## start

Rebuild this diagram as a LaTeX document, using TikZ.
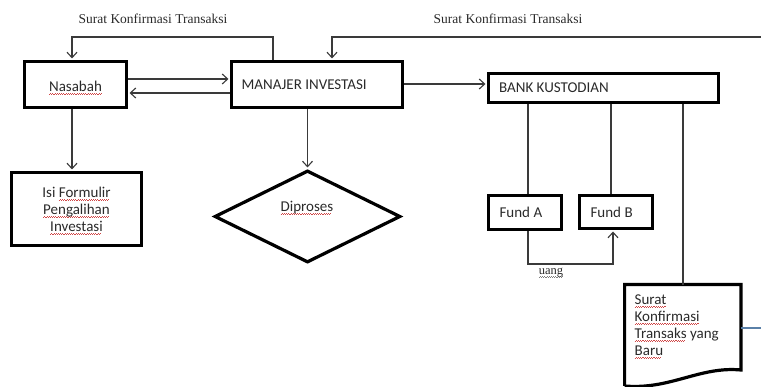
\documentclass[tikz,border=0pt]{standalone}
\usepackage{fontspec}
\setmainfont{Liberation Serif}
\newfontfamily\calfont{Carlito}
\usetikzlibrary{arrows.meta,shapes.geometric}
\definecolor{ln}{HTML}{3A3A3A}
\definecolor{tx}{HTML}{2A2A2A}
\definecolor{sqred}{HTML}{D04848}
\definecolor{blueln}{HTML}{5A80A8}
\newcommand\sqw[2][sqred]{\setbox0\hbox{#2}\rlap{\color{#1}\raisebox{-3pt}{\leaders\hbox{\rule{1.1pt}{0.6pt}\rule[0.7pt]{1.1pt}{0.6pt}}\hskip\wd0}}#2}
\tikzset{
  box/.style={draw=black, line width=3.2pt, inner sep=0pt, font=\calfont\fontsize{15}{17}\selectfont, text=tx},
  lbltxt/.style={font=\calfont\fontsize{15}{17}\selectfont, text=tx, inner sep=0pt},
  lbl/.style={font=\fontsize{13.5}{16}\selectfont, text=tx, inner sep=0pt},
  con/.style={draw=ln, line width=1.1pt},
  arr/.style={con, -{Straight Barb[length=5.5pt,width=10pt]}, shorten >=1.4pt},
  docline/.style={draw=black, line width=3.2pt},
  blueline/.style={draw=blueln, line width=1.1pt}
}
\begin{document}
\begin{tikzpicture}[x=1pt,y=-1pt]
\useasboundingbox (0,0) rectangle (761,387);
% boxes
\node[box, minimum width=102, minimum height=46] (nas) at (75.5,84.5) {};
\node[lbltxt] (nastx) at (75.5,88) {\sqw{Nasabah}};
\node[box, minimum width=171, minimum height=46,
      label={[lbltxt,anchor=west,xshift=11.5]west:MANAJER INVESTASI}] (mi) at (317,84.5) {};
\node[box, minimum width=230, minimum height=29,
      label={[lbltxt,anchor=west,xshift=12]west:BANK KUSTODIAN}] (bk) at (603.5,88) {};
\node[box, minimum width=130, minimum height=73] (isi) at (76.5,209) {};
\node[lbltxt, align=center] (isitx) at (76.5,211)
      {Isi \sqw{Formulir}\\\sqw{Pengalihan}\\\sqw{Investasi}};
\node[box, minimum width=73, minimum height=34,
      label={[lbltxt,anchor=west,xshift=12.5]west:Fund A}] (fa) at (525,212.5) {};
\node[box, minimum width=73, minimum height=33,
      label={[lbltxt,anchor=west,xshift=12.5]west:Fund B}] (fb) at (616,212) {};
\node[draw=black, line width=3.2pt, diamond, aspect=2, inner sep=0pt,
      minimum width=186, minimum height=92] (dia) at (307.5,216.5) {};
\node[lbltxt] (diatx) at (307,208) {\sqw{Diproses}};
% document shape
\node[inner sep=0pt, minimum width=116, minimum height=85, anchor=north west] (doc) at (624.6,284.6) {};
\draw[docline] (624.6,386) -- (doc.north west) -- (doc.north east) -- (doc.south east)
  .. controls (700,366) and (670,390) .. (624.6,386);
\node[lbltxt, anchor=north west, align=left] (doctx) at (634.5,294.5)
  {\sqw{Surat}\\\sqw{Konfirmasi}\\\sqw{Transaks} yang\\\sqw{Baru}};
% labels
\node[lbl] (t1) at (153,19) {Surat Konfirmasi Transaksi};
\node[lbl] (t2) at (508,19) {Surat Konfirmasi Transaksi};
\node[lbl, font=\fontsize{12.5}{15}\selectfont] (uang) at (551,273) {\sqw[gray]{uang}};
% helper coordinates
\coordinate (kA) at (72,37);
\coordinate (kB) at (273,37);
\coordinate (kC) at (332,37);
\coordinate (r1) at (761,37);
\coordinate (r2) at (761,328);
\coordinate (kD) at (528,264);
\coordinate (kE) at (613,264);
\coordinate (kF) at (440,84);
\coordinate (kG) at (611,150);
\coordinate (kH) at (683,150);
\coordinate (kI) at (300,79);
\coordinate (kJ) at (300,93);
% connectors
\draw[arr] (nas.east |- kI) -- (mi.west |- kI);
\draw[arr] (mi.west |- kJ) -- (nas.east |- kJ);
\draw[arr] (mi.north -| kB) -- (kB) -- (kA) -- (nas.north -| kA);
\draw[arr] (r1) -- (kC) -- (mi.north -| kC);
\draw[arr] (nas.south -| kA) -- (isi.north -| kA);
\draw[arr] (mi.south -| dia.north) -- (dia.north);
\draw[arr] (mi.east |- kF) -- (bk.west |- kF);
\draw[con] (bk.south -| kD) -- (fa.north -| kD);
\draw[con] (bk.south -| kG) -- (fb.north -| kG);
\draw[con] (bk.south -| kH) -- (doc.north -| kH);
\draw[arr] (fa.south -| kD) -- (kD) -- (kE) -- (fb.south -| kE);
\draw[blueline] (doc.east |- r2) -- (r2);
\end{tikzpicture}
\end{document}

## end

Required task:
All of the material above should be reproduced exactly, except the pictures.

The result:
Rebuild this diagram as a LaTeX document, using TikZ.
\documentclass[tikz,border=0pt]{standalone}
\usepackage{fontspec}
\setmainfont{Liberation Serif}
\newfontfamily\calfont{Carlito}
\usetikzlibrary{arrows.meta,shapes.geometric}
\definecolor{ln}{HTML}{3A3A3A}
\definecolor{tx}{HTML}{2A2A2A}
\definecolor{sqred}{HTML}{D04848}
\definecolor{blueln}{HTML}{5A80A8}
\newcommand\sqw[2][sqred]{\setbox0\hbox{#2}\rlap{\color{#1}\raisebox{-3pt}{\leaders\hbox{\rule{1.1pt}{0.6pt}\rule[0.7pt]{1.1pt}{0.6pt}}\hskip\wd0}}#2}
\tikzset{
  box/.style={draw=black, line width=3.2pt, inner sep=0pt, font=\calfont\fontsize{15}{17}\selectfont, text=tx},
  lbltxt/.style={font=\calfont\fontsize{15}{17}\selectfont, text=tx, inner sep=0pt},
  lbl/.style={font=\fontsize{13.5}{16}\selectfont, text=tx, inner sep=0pt},
  con/.style={draw=ln, line width=1.1pt},
  arr/.style={con, -{Straight Barb[length=5.5pt,width=10pt]}, shorten >=1.4pt},
  docline/.style={draw=black, line width=3.2pt},
  blueline/.style={draw=blueln, line width=1.1pt}
}
\begin{document}
\begin{tikzpicture}[x=1pt,y=-1pt]
\useasboundingbox (0,0) rectangle (761,387);
% boxes
\node[box, minimum width=102, minimum height=46] (nas) at (75.5,84.5) {};
\node[lbltxt] (nastx) at (75.5,88) {\sqw{Nasabah}};
\node[box, minimum width=171, minimum height=46,
      label={[lbltxt,anchor=west,xshift=11.5]west:MANAJER INVESTASI}] (mi) at (317,84.5) {};
\node[box, minimum width=230, minimum height=29,
      label={[lbltxt,anchor=west,xshift=12]west:BANK KUSTODIAN}] (bk) at (603.5,88) {};
\node[box, minimum width=130, minimum height=73] (isi) at (76.5,209) {};
\node[lbltxt, align=center] (isitx) at (76.5,211)
      {Isi \sqw{Formulir}\\\sqw{Pengalihan}\\\sqw{Investasi}};
\node[box, minimum width=73, minimum height=34,
      label={[lbltxt,anchor=west,xshift=12.5]west:Fund A}] (fa) at (525,212.5) {};
\node[box, minimum width=73, minimum height=33,
      label={[lbltxt,anchor=west,xshift=12.5]west:Fund B}] (fb) at (616,212) {};
\node[draw=black, line width=3.2pt, diamond, aspect=2, inner sep=0pt,
      minimum width=186, minimum height=92] (dia) at (307.5,216.5) {};
\node[lbltxt] (diatx) at (307,208) {\sqw{Diproses}};
% document shape
\node[inner sep=0pt, minimum width=116, minimum height=85, anchor=north west] (doc) at (624.6,284.6) {};
\draw[docline] (624.6,386) -- (doc.north west) -- (doc.north east) -- (doc.south east)
  .. controls (700,366) and (670,390) .. (624.6,386);
\node[lbltxt, anchor=north west, align=left] (doctx) at (634.5,294.5)
  {\sqw{Surat}\\\sqw{Konfirmasi}\\\sqw{Transaks} yang\\\sqw{Baru}};
% labels
\node[lbl] (t1) at (153,19) {Surat Konfirmasi Transaksi};
\node[lbl] (t2) at (508,19) {Surat Konfirmasi Transaksi};
\node[lbl, font=\fontsize{12.5}{15}\selectfont] (uang) at (551,273) {\sqw[gray]{uang}};
% helper coordinates
\coordinate (kA) at (72,37);
\coordinate (kB) at (273,37);
\coordinate (kC) at (332,37);
\coordinate (r1) at (761,37);
\coordinate (r2) at (761,328);
\coordinate (kD) at (528,264);
\coordinate (kE) at (613,264);
\coordinate (kF) at (440,84);
\coordinate (kG) at (611,150);
\coordinate (kH) at (683,150);
\coordinate (kI) at (300,79);
\coordinate (kJ) at (300,93);
% connectors
\draw[arr] (nas.east |- kI) -- (mi.west |- kI);
\draw[arr] (mi.west |- kJ) -- (nas.east |- kJ);
\draw[arr] (mi.north -| kB) -- (kB) -- (kA) -- (nas.north -| kA);
\draw[arr] (r1) -- (kC) -- (mi.north -| kC);
\draw[arr] (nas.south -| kA) -- (isi.north -| kA);
\draw[arr] (mi.south -| dia.north) -- (dia.north);
\draw[arr] (mi.east |- kF) -- (bk.west |- kF);
\draw[con] (bk.south -| kD) -- (fa.north -| kD);
\draw[con] (bk.south -| kG) -- (fb.north -| kG);
\draw[con] (bk.south -| kH) -- (doc.north -| kH);
\draw[arr] (fa.south -| kD) -- (kD) -- (kE) -- (fb.south -| kE);
\draw[blueline] (doc.east |- r2) -- (r2);
\end{tikzpicture}
\end{document}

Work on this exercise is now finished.